What is money at its core? Money is wealth, and it is earned by the perceived creation of wealth.
Let that soak in. When I am paid, it is because I have done, created, organized, or developed something in such away that another person identified it as valuable.
When I teach or tutor, I am reorganizing information or presenting new information in such a way that someone else is finally able to understand it. For that, they pay my employer money. My employer then uses some funding to keep up it’s software and servers (as I tutor online) and then provides some of that income to me directly for my work. I continue to work for them, rather than merely tutoring in person for cash only, because of the stability, safety, anonymity, and flexibility that online tutoring provides. Therefore, I am willing to give up a portion of the possible wealth for the minimized risk.
Risk is worth money. Inversely, it is worth paying someone money who can minimize your risk.

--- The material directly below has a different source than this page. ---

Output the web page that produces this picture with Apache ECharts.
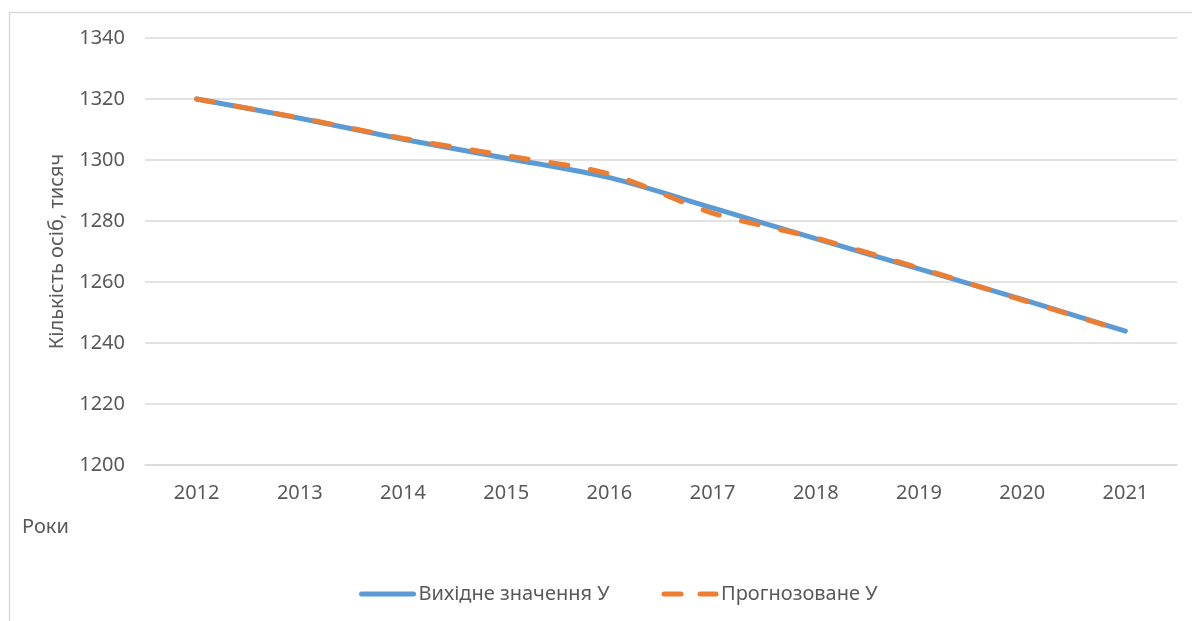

Thus, my primary gig as an insurance claims representative serves to minimize risk. You pay for insurance so that you do not have to bear the financial risk of the loss or of the liability you create for yourself. Rather than waiting until I’ve saved up $300,000 and put it into savings before I drive for the first time, I can take out an insurance policy for a much smaller monthly rate, and still have $300,000 in liability protection (and whatever other 1st party coverages I select). In the end, everyone pays more than if we just sat on cash until we had an accident, because on the average, most people don’t make claims on their insurance. When you pay for insurance, you pay for your future claims and for the people that service them. (About 70-85% of auto premiums actually go to payment of claims.)
Can you imagine directly arguing with an injured person how much money they deserve for the injury you caused them? To most of us, it is worth paying a monthly fee to outsource that sort of conflict to a knowledgeable third party. (Who has two thumbs and is a knowledgeable third party? This guy!)
My wife is a bank teller. Oddly, it is the same job I have. She holds your money to keep it safe until you need it. For that, she gets some of your money (which comes from interest paid on lending).
We create wealth and we don’t even manufacture objects. We reorganize information, sit on piles of money, and provide it to customers when the rules (that the customer signs off on) dictate that they are allowed access to it. For that service, the customer pays us a fee, which allows us to feed our family and pay interest on our debt so that some other banker can also earn an income.
When I was in retail sales, customers were paying, not only for the product, but for my ability to point it out to them. They were also paying me for my availability, in other words, for the time when no customers were in the store, just so that I would be there when they wanted to shop. This is why online shopping is so much cheaper on the average, as we do not need as many humans to keep the inventory secure and to answer our questions.
When people are sad about the existence of self-checkout lines, they see the cashier as providing a service of value to them. When they like the self-checkout line, they don’t see the actions of the cashier as worth the effort of waiting in line and paying slightly more (on average) for their services. (I notice that the people who are sad about self-checkout lines did not use valet parking when they arrived at the store; nor are they using full-service gas pumps.)
Money is a perception of wealth, and we give it to those who are perceived as creating value.